Many FEMEN members have been arrested and some have been imprisoned. But this doesn’t intimidate Shevchenko. “Of course no one wants to go to jail, no one wants to be beaten up. We also didn’t want to be tortured, like we were in Belarus. We don’t want to see this violent reaction to our actions, but we realize that if they want to stop us so badly, then this is the reason for us to continue.”

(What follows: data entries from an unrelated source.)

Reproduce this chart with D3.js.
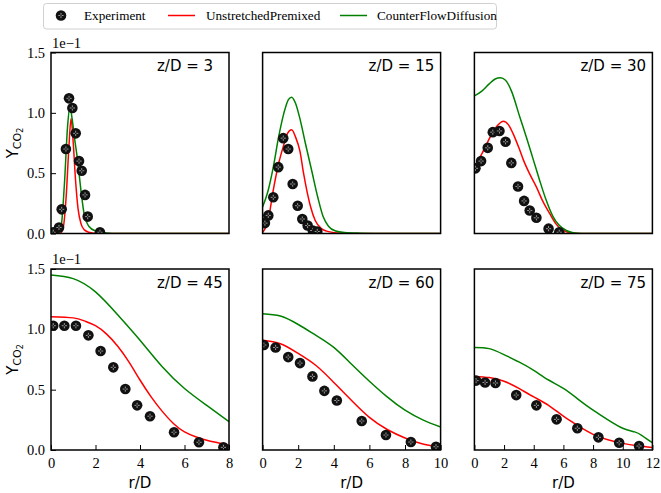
<!DOCTYPE html>
<html>
<head>
<meta charset="utf-8">
<script src="https://cdn.jsdelivr.net/npm/d3@7/dist/d3.min.js"></script>
<style>
  html, body { margin: 0; padding: 0; background: #fff; }
  svg { display: block; }
</style>
</head>
<body>
<svg id="chart" width="661" height="493"></svg>
<script>
// ---------------- DATA (Y_CO2 values in units of 1e-1) ----------------
const stations = ["z/D = 3", "z/D = 15", "z/D = 30", "z/D = 45", "z/D = 60", "z/D = 75"];
const xMaxByCol = [8, 10, 12];
const xTicksByCol = [[0, 2, 4, 6, 8], [0, 2, 4, 6, 8, 10], [0, 2, 4, 6, 8, 10, 12]];
const yTicks = [0.0, 0.5, 1.0, 1.5];
const legendLabels = ["Experiment", "UnstretchedPremixed", "CounterFlowDiffusion"];

// z/D = 3
const exp3_r = [0.1, 0.36, 0.48, 0.67, 0.81, 0.96, 1.11, 1.26, 1.38, 1.53, 1.65, 2.2];
const exp3_y = [0.01, 0.05, 0.20, 0.70, 1.12, 1.04, 0.83, 0.60, 0.52, 0.32, 0.14, 0.01];
const red3_r = [0, 0.4, 0.55, 0.68, 0.8, 0.9, 1.0, 1.1, 1.22, 1.35, 1.5, 1.7, 2.0, 3, 8];
const red3_y = [0, 0, 0.05, 0.3, 0.7, 0.95, 0.75, 0.45, 0.2, 0.08, 0.03, 0.01, 0, 0, 0];
const grn3_r = [0, 0.3, 0.45, 0.6, 0.75, 0.85, 0.95, 1.05, 1.2, 1.35, 1.5, 1.7, 2.0, 2.5, 3, 8];
const grn3_y = [0, 0, 0.05, 0.4, 0.9, 1.05, 0.95, 0.8, 0.6, 0.35, 0.15, 0.06, 0.02, 0.005, 0, 0];

// z/D = 15
const exp15_r = [0.13, 0.32, 0.6, 0.88, 1.16, 1.44, 1.69, 1.97, 2.23, 2.53, 2.82, 3.07];
const exp15_y = [0.086, 0.15, 0.30, 0.55, 0.79, 0.70, 0.41, 0.23, 0.12, 0.066, 0.025, 0.017];
const red15_r = [0, 0.3, 0.6, 0.9, 1.16, 1.4, 1.63, 1.85, 2.1, 2.3, 2.48, 2.7, 2.95, 3.3, 3.6, 4.2, 5, 10];
const red15_y = [0.01, 0.1, 0.36, 0.58, 0.72, 0.83, 0.86, 0.8, 0.68, 0.5, 0.36, 0.22, 0.11, 0.04, 0.02, 0.005, 0, 0];
const grn15_r = [0, 0.3, 0.6, 0.9, 1.2, 1.45, 1.63, 1.85, 2.1, 2.4, 2.76, 3.1, 3.4, 3.7, 4.1, 4.6, 5.5, 7, 10];
const grn15_y = [0.22, 0.35, 0.55, 0.8, 1.0, 1.11, 1.13, 1.08, 0.95, 0.75, 0.52, 0.3, 0.14, 0.06, 0.02, 0.008, 0.003, 0, 0];

// z/D = 30
const exp30_r = [0.07, 0.45, 0.9, 1.24, 1.69, 2.1, 2.49, 2.94, 3.35, 3.73, 4.18, 5.0, 5.72];
const exp30_y = [0.54, 0.60, 0.71, 0.84, 0.85, 0.76, 0.585, 0.39, 0.27, 0.19, 0.13, 0.04, 0.01];
const red30_r = [0, 0.5, 0.9, 1.4, 1.95, 2.3, 2.6, 3.0, 3.3, 3.7, 4.2, 4.6, 5.1, 5.5, 5.8, 6.2, 6.6, 7, 12];
const red30_y = [0.56, 0.66, 0.76, 0.87, 0.93, 0.9, 0.83, 0.71, 0.61, 0.5, 0.38, 0.27, 0.16, 0.08, 0.04, 0.015, 0.004, 0, 0];
const grn30_r = [0, 0.5, 1.0, 1.4, 1.75, 2.1, 2.5, 3.05, 3.5, 4.0, 4.4, 4.8, 5.3, 5.7, 6.2, 6.6, 7, 7.5, 12];
const grn30_y = [1.14, 1.18, 1.24, 1.28, 1.29, 1.27, 1.18, 0.97, 0.8, 0.6, 0.44, 0.29, 0.14, 0.07, 0.025, 0.008, 0.002, 0, 0];

// z/D = 45
const exp45_r = [0.1, 0.6, 1.12, 1.68, 2.23, 2.8, 3.34, 3.87, 4.45, 5.53, 6.65, 7.75];
const exp45_y = [1.03, 1.03, 1.03, 0.95, 0.82, 0.685, 0.505, 0.37, 0.28, 0.147, 0.064, 0.022];
const red45_r = [0, 1, 1.5, 2, 2.5, 3, 3.5, 4, 4.5, 5, 5.5, 6, 6.5, 7, 7.5, 8];
const red45_y = [1.105, 1.095, 1.07, 1.03, 0.96, 0.86, 0.73, 0.58, 0.44, 0.32, 0.22, 0.15, 0.11, 0.08, 0.06, 0.04];
const grn45_r = [0, 1, 2, 3, 4, 5, 6, 7, 8];
const grn45_y = [1.45, 1.42, 1.31, 1.12, 0.91, 0.69, 0.51, 0.37, 0.235];

// z/D = 60
const exp60_r = [0.07, 0.73, 1.44, 2.1, 2.8, 3.47, 4.17, 5.57, 6.93, 8.33, 9.74];
const exp60_y = [0.87, 0.85, 0.77, 0.72, 0.61, 0.49, 0.41, 0.24, 0.124, 0.066, 0.027];
const red60_r = [0, 1, 2, 3, 4, 5, 6, 7, 8, 9, 10];
const red60_y = [0.91, 0.88, 0.80, 0.70, 0.56, 0.41, 0.27, 0.17, 0.10, 0.05, 0.025];
const grn60_r = [0, 1, 2, 3, 4, 5, 6, 7, 8, 9, 10];
const grn60_y = [1.13, 1.11, 1.04, 0.95, 0.85, 0.71, 0.57, 0.44, 0.33, 0.25, 0.19];

// z/D = 75
const exp75_r = [0.11, 0.72, 1.42, 2.82, 4.18, 5.54, 6.94, 8.36, 9.76, 11.1];
const exp75_y = [0.575, 0.56, 0.555, 0.455, 0.37, 0.254, 0.18, 0.105, 0.06, 0.033];
const red75_r = [0, 1, 2, 3, 4, 5, 6, 7, 8, 9, 10, 11, 12];
const red75_y = [0.61, 0.60, 0.57, 0.51, 0.44, 0.37, 0.28, 0.20, 0.13, 0.085, 0.055, 0.035, 0.02];
const grn75_r = [0, 1, 2, 3, 4, 5, 6, 7, 8, 9, 10, 10.8, 11.3, 12];
const grn75_y = [0.85, 0.84, 0.79, 0.73, 0.66, 0.58, 0.51, 0.42, 0.33, 0.25, 0.18, 0.15, 0.12, 0.06];

const panelData = [
  {exp: [exp3_r, exp3_y], red: [red3_r, red3_y], grn: [grn3_r, grn3_y]},
  {exp: [exp15_r, exp15_y], red: [red15_r, red15_y], grn: [grn15_r, grn15_y]},
  {exp: [exp30_r, exp30_y], red: [red30_r, red30_y], grn: [grn30_r, grn30_y]},
  {exp: [exp45_r, exp45_y], red: [red45_r, red45_y], grn: [grn45_r, grn45_y]},
  {exp: [exp60_r, exp60_y], red: [red60_r, red60_y], grn: [grn60_r, grn60_y]},
  {exp: [exp75_r, exp75_y], red: [red75_r, red75_y], grn: [grn75_r, grn75_y]}
];

// ---------------- LAYOUT ----------------
const svg = d3.select("#chart");
const pw = 178, ph = 181;
const colX = [51, 262.6, 474.4];
const rowY = [52.5, 269];
const RED = "#ff0000", GREEN = "#008000";
const serif = "'Liberation Serif','Times New Roman',serif";
const sans = "'DejaVu Sans',sans-serif";

function zip(a, b) { return a.map((v, i) => [v, b[i]]); }

function drawMarker(g, x, y) {
  const m = g.append("g").attr("transform", `translate(${x},${y})`);
  m.append("circle").attr("r", 5.3).attr("fill", "#111");
  m.append("path")
    .attr("d", "M-2.6,0H-0.7M0.7,0H2.6M0,-2.6V-0.7M0,0.7V2.6")
    .attr("stroke", "#bdbdbd").attr("stroke-width", 0.8);
}

panelData.forEach((pd, i) => {
  const col = i % 3, row = Math.floor(i / 3);
  const x0 = colX[col], y0 = rowY[row];
  const x = d3.scaleLinear().domain([0, xMaxByCol[col]]).range([0, pw]);
  const y = d3.scaleLinear().domain([0, 1.5]).range([ph, 0]);
  const g = svg.append("g").attr("transform", `translate(${x0},${y0})`);

  const clipId = "clip" + i;
  g.append("clipPath").attr("id", clipId).append("rect")
    .attr("x", 0).attr("y", 0).attr("width", pw).attr("height", ph);

  const plot = g.append("g").attr("clip-path", `url(#${clipId})`);
  const line = d3.line().x(d => x(d[0])).y(d => y(d[1]))
    .curve(row === 1 ? d3.curveNatural : d3.curveMonotoneX);

  // Lines: red, then green
  plot.append("path").datum(zip(pd.red[0], pd.red[1]))
    .attr("d", line).attr("fill", "none").attr("stroke", RED).attr("stroke-width", 1.5);
  plot.append("path").datum(zip(pd.grn[0], pd.grn[1]))
    .attr("d", line).attr("fill", "none").attr("stroke", GREEN).attr("stroke-width", 1.5);
  // Experimental markers
  zip(pd.exp[0], pd.exp[1]).forEach(d => drawMarker(plot, x(d[0]), y(d[1])));

  // Axes ticks (inward)
  if (row === 1) {
    const xa = d3.axisBottom(x).tickValues(xTicksByCol[col]).tickFormat(d3.format("d"))
      .tickSizeInner(-5).tickSizeOuter(0).tickPadding(8);
    const gx = g.append("g").attr("transform", `translate(0,${ph})`).call(xa);
    gx.select(".domain").remove();
    gx.selectAll("line").attr("stroke", "#000").attr("stroke-width", 1);
    gx.selectAll("text").attr("font-family", serif).attr("font-size", 14.5).attr("fill", "#000");
  }
  if (col === 0) {
    const ya = d3.axisLeft(y).tickValues(yTicks).tickFormat(d3.format(".1f"))
      .tickSizeInner(-5).tickSizeOuter(0).tickPadding(6);
    const gy = g.append("g").call(ya);
    gy.select(".domain").remove();
    gy.selectAll("line").attr("stroke", "#000").attr("stroke-width", 1);
    gy.selectAll("text").attr("font-family", serif).attr("font-size", 14.5).attr("fill", "#000");
    // offset text
    g.append("text").attr("x", 1).attr("y", -5)
      .attr("font-family", serif).attr("font-size", 14.5).text("1e\u22121");
    // y label
    const yl = svg.append("text")
      .attr("transform", `translate(18,${y0 + ph / 2}) rotate(-90)`)
      .attr("text-anchor", "middle").attr("font-family", sans).attr("font-size", 15);
    yl.append("tspan").text("Y");
    yl.append("tspan").attr("font-size", 11).attr("dy", 3).text("CO");
    yl.append("tspan").attr("font-size", 8).attr("dy", 2).text("2");
  }
  if (row === 1) {
    svg.append("text").attr("x", x0 + pw / 2).attr("y", y0 + ph + 38)
      .attr("text-anchor", "middle").attr("font-family", sans).attr("font-size", 15)
      .text("r/D");
  }

  // frame
  g.append("rect").attr("x", 0).attr("y", 0).attr("width", pw).attr("height", ph)
    .attr("fill", "none").attr("stroke", "#000").attr("stroke-width", 1.5);

  // station label
  g.append("text").attr("x", 106).attr("y", 18.5)
    .attr("font-family", sans).attr("font-size", 15).attr("fill", "#000")
    .text(stations[i]);
});

// ---------------- LEGEND ----------------
const lg = svg.append("g");
lg.append("rect").attr("x", 43.5).attr("y", 3.5).attr("width", 453).attr("height", 25.5)
  .attr("rx", 3).attr("fill", "#fff").attr("stroke", "#d0d0d0").attr("stroke-width", 1);
drawMarker(lg, 61, 15.5);
lg.append("text").attr("x", 84).attr("y", 20).attr("font-family", serif).attr("font-size", 13.2).text(legendLabels[0]);
lg.append("line").attr("x1", 168).attr("x2", 195).attr("y1", 15.5).attr("y2", 15.5).attr("stroke", RED).attr("stroke-width", 1.5);
lg.append("text").attr("x", 206).attr("y", 20).attr("font-family", serif).attr("font-size", 13.2).text(legendLabels[1]);
lg.append("line").attr("x1", 340).attr("x2", 367).attr("y1", 15.5).attr("y2", 15.5).attr("stroke", GREEN).attr("stroke-width", 1.5);
lg.append("text").attr("x", 377).attr("y", 20).attr("font-family", serif).attr("font-size", 13.2).text(legendLabels[2]);
</script>
</body>
</html>
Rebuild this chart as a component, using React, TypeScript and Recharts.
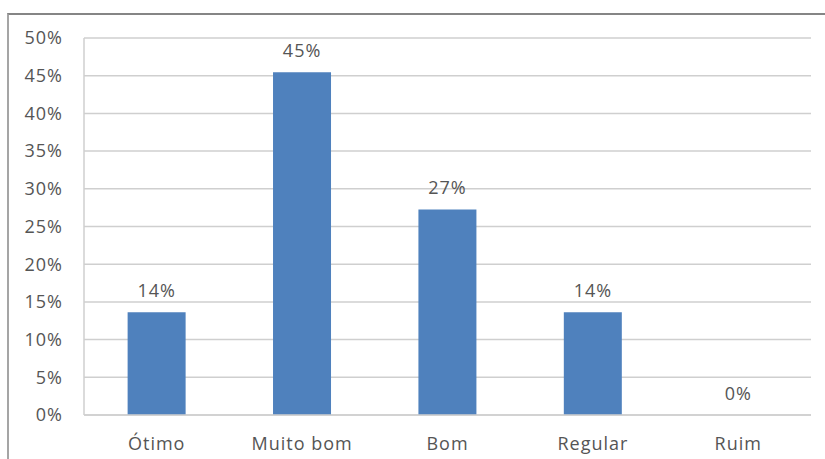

Besides the death threats, the arrests, and the sleeping with the one-eye-open, FEMEN’s glory was almost stolen. When they started, Victor Svyatski, a close friend of founder Anna Hutsol, tried to infiltrate the organization. Quietly at first, as time went on, Svyatski became more dictatorial. Eventually they drove him out, but the media’s reaction to this proved very interesting: various sources called Svyatski the “founder” and “mastermind” behind the movement. “Journalists were not asking us questions about Victor even after a film [by the filmmaker Kitty Green] came out about us and what he did. Instead journalists who didn’t even watch the film said that of course we wouldn’t be able to do this without men. Somehow the patriarchal side of the media came out in this instance as well. But Anna Hutsol is the founder of the movement in Ukraine and I will never allow anyone to say that a man founded FEMEN,” says Shevchenko.
Of course, such a controversial group has its opponents. Islamic groups for one, including the Muslim Women Against FEMEN who retaliate FEMEN’s naked protests with their own slogan: “Nudity does not liberate me and I DO NOT need saving.” Chitra Nagarajan in The Guardian criticizes FEMEN’s naked protests because they “feed into and reinforce a racist and orientalist discourse about the women and men of North Africa and the Middle East.” But FEMEN was always ready for this and Shevchenko points out that although the group was concerned about women’s rights in Muslim countries for a long time, it didn’t dare to do anything until it had activists from such countries. In March 2013, the former Tunisian FEMEN activist, Amina Sboui, posted pictures of herself on Facebook with the slogan: “Fuck your Morals.” She received death threats and was later arrested for painting the word “FEMEN” on a cemetery wall. And so it was game on for FEMEN who targeted the treatment of women in Muslim countries, and the backlash—Sboui herself who left the group three months later and told Huffington Post that she didn’t “want her name to be associated with an Islamophobic organization”—was enormous. “Why is religion controlling the lives of women in these countries to such an extent? Why is it forbidding so many things? Even asking these questions might mean you are accused of being an Islamophobe and insulting religion. But no one is concerned about my feelings. Everyone is telling me how I should dress, how to behave or how I should not look at men or how I should not have sex, how I should not get an education. No one is concerned about the feelings of women.”
Shevchenko stresses that FEMEN is not a political party, but an organization of street activists. Although it doesn’t have the instruments to change laws, she believes it can expose problems. “We are not doctors, we are not able to treat, but we are able to be ambulances. We are coming and saying this is where we should treat, this is where illness is coming from.” Regardless of whether they are actually treating these problems or not, their sirens are being heard loud and clear.